◆ Direction ◆
Write only the number of lines holding the string "this".

──────────

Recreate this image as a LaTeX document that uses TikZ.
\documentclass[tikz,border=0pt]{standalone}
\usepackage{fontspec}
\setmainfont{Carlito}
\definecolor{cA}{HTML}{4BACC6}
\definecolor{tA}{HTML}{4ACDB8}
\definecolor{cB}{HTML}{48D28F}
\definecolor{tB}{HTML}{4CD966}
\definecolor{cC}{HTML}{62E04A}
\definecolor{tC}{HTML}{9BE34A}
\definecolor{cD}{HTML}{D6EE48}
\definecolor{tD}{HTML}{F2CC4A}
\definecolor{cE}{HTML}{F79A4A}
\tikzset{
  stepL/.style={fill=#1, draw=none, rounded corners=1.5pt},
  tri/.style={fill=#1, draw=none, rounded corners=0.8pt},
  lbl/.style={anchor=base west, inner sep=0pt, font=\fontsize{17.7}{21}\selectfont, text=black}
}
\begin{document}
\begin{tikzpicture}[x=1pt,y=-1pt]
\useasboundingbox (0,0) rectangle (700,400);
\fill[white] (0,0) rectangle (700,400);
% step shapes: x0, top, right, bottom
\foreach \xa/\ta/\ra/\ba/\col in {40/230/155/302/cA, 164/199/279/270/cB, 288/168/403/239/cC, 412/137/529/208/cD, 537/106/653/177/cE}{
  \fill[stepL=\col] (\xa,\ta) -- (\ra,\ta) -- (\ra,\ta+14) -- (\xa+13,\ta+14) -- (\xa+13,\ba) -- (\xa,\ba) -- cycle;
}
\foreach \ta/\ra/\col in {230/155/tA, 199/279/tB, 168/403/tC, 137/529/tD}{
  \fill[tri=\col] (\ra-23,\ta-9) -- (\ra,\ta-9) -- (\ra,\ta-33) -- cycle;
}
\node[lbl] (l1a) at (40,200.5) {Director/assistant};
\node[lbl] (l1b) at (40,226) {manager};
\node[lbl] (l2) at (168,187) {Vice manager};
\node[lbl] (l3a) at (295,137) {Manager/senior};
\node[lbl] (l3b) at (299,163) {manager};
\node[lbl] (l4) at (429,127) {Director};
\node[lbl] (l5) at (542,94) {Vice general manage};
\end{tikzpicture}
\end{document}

──────────

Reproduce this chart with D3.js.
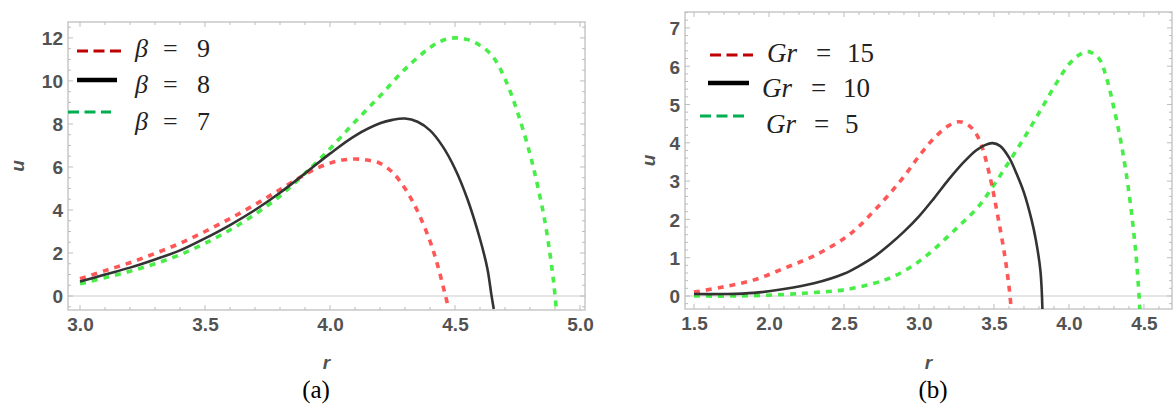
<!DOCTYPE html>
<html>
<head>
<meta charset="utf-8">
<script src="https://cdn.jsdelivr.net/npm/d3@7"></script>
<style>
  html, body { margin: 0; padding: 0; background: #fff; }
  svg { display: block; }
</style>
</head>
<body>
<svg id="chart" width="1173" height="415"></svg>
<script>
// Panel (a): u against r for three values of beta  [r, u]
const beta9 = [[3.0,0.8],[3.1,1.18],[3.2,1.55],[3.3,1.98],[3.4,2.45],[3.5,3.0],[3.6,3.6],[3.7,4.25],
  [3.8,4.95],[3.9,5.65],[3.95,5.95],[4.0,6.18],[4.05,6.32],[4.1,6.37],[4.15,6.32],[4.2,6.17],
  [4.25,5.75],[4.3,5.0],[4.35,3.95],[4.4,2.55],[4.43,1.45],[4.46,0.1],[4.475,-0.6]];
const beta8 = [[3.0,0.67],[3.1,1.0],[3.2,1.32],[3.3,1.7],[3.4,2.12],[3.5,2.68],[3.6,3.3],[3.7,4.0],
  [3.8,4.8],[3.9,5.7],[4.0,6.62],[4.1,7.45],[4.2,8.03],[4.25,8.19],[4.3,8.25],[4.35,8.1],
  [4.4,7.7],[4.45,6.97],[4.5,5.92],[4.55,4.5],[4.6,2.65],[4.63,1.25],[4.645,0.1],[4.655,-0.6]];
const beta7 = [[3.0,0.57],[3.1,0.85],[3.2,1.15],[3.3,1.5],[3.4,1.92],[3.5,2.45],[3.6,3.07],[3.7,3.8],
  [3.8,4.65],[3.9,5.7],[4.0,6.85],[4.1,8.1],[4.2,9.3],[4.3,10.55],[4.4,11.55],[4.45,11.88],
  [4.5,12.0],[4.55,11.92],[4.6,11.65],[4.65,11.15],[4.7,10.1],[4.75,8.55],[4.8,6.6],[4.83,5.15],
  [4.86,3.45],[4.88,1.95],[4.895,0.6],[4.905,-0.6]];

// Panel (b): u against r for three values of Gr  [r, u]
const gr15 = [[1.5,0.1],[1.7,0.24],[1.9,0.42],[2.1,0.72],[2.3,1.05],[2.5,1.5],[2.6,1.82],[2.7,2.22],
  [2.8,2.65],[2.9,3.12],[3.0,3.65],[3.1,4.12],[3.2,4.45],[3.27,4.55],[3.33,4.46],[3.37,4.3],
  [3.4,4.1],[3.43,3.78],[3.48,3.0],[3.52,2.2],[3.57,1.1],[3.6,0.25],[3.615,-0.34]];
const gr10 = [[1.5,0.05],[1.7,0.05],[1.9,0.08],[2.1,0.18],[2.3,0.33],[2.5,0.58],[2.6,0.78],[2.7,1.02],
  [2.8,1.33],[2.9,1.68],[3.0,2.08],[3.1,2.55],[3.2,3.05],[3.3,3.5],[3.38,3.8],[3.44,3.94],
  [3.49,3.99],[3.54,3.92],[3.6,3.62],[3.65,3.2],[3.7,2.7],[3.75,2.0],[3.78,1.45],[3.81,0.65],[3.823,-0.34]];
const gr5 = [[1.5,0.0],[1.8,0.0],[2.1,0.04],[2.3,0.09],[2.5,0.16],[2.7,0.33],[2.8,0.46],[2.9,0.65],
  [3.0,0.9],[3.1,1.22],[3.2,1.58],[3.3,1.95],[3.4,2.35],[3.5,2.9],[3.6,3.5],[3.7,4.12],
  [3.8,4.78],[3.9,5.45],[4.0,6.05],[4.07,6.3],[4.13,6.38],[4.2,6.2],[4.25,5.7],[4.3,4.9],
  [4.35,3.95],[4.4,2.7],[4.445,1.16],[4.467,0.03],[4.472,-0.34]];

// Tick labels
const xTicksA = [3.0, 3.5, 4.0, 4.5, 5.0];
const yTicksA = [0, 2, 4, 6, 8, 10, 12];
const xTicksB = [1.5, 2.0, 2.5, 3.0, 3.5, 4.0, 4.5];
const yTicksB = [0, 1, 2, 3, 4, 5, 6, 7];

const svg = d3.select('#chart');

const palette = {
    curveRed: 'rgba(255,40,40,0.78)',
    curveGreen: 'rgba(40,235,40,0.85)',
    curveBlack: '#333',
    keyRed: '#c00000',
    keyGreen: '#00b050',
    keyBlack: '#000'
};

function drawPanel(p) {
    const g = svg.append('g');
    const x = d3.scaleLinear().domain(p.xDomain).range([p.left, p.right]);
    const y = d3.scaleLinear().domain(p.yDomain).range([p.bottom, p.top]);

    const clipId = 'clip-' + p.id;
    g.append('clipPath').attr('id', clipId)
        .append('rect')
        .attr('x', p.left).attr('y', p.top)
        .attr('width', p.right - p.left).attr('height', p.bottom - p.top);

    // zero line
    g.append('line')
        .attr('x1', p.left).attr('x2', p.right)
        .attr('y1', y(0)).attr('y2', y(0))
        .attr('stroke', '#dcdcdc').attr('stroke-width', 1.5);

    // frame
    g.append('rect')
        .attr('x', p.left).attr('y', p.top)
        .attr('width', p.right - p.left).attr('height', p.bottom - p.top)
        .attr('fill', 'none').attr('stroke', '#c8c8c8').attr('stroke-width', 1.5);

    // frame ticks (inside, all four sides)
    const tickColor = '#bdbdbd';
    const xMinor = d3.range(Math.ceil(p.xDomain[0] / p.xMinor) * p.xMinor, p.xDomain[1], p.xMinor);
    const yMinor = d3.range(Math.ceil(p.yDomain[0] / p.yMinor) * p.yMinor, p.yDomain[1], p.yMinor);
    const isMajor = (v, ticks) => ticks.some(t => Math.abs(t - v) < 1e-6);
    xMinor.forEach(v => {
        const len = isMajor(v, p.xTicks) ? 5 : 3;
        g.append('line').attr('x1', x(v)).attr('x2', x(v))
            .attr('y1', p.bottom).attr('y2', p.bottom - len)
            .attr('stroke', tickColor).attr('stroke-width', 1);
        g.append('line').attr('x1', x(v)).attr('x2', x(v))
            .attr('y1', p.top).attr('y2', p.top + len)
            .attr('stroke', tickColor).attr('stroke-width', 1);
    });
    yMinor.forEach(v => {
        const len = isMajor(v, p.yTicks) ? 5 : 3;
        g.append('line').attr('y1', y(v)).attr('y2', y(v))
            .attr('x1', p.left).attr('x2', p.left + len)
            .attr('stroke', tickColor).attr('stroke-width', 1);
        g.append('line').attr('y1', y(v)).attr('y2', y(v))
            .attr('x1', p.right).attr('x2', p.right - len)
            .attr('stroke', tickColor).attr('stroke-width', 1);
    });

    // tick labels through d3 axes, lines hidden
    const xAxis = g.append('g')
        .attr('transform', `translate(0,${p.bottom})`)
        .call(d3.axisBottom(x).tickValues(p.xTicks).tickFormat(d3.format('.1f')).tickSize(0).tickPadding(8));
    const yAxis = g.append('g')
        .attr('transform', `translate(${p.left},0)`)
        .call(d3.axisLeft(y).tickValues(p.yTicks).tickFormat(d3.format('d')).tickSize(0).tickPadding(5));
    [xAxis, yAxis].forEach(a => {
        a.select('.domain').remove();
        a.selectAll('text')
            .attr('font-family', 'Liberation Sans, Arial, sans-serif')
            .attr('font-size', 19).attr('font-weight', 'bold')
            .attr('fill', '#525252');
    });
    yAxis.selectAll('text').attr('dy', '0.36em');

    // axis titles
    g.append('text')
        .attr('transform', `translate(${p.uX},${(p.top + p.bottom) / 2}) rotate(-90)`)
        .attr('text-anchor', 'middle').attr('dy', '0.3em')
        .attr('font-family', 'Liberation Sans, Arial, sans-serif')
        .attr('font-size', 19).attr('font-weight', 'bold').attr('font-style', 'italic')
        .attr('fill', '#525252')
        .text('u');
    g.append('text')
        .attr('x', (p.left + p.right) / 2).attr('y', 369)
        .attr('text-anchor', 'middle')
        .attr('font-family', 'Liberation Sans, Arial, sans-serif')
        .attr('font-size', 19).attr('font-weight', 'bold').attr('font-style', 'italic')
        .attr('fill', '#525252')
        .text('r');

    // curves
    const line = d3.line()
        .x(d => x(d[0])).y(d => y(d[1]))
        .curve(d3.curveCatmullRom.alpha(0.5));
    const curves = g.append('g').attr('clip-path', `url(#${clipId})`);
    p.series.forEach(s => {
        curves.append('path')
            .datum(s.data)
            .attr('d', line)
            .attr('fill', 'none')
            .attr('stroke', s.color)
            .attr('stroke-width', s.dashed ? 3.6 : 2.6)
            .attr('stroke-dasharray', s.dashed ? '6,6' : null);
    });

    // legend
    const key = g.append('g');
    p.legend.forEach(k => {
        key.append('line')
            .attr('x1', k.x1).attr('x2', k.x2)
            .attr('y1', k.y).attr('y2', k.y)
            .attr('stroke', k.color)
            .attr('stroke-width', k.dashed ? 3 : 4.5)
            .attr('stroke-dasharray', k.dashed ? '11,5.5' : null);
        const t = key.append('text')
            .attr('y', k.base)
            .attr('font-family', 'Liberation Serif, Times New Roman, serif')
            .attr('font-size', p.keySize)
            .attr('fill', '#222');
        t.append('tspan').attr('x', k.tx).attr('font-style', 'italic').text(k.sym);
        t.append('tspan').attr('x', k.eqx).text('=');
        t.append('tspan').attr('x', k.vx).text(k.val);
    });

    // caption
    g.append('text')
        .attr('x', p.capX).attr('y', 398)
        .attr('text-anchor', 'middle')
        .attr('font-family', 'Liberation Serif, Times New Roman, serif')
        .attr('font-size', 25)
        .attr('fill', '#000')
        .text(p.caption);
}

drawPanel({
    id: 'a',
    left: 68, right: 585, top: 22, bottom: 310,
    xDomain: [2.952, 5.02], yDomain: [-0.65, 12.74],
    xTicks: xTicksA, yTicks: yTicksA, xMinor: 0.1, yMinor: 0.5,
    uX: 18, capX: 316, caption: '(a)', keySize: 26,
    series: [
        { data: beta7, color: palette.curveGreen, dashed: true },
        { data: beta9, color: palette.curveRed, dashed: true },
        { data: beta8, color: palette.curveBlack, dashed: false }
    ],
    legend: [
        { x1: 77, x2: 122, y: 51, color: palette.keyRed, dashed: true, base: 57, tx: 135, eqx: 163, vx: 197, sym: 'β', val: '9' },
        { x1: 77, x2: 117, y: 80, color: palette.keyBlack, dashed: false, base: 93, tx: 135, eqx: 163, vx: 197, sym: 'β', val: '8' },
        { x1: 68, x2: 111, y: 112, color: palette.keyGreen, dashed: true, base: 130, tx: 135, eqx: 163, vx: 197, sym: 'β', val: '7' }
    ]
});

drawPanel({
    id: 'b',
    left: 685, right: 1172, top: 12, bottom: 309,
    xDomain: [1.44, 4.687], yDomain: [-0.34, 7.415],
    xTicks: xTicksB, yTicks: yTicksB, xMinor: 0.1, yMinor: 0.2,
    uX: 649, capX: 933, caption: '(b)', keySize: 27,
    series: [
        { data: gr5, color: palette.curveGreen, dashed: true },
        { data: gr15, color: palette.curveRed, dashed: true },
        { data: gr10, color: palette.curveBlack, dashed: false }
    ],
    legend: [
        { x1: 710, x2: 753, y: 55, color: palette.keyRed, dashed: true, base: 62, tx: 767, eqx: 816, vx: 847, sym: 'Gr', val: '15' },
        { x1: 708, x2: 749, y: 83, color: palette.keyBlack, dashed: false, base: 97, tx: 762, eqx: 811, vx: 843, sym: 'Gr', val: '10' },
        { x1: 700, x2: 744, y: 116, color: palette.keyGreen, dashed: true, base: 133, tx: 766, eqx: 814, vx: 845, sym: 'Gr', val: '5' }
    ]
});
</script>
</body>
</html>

──────────

◆ Result ◆
2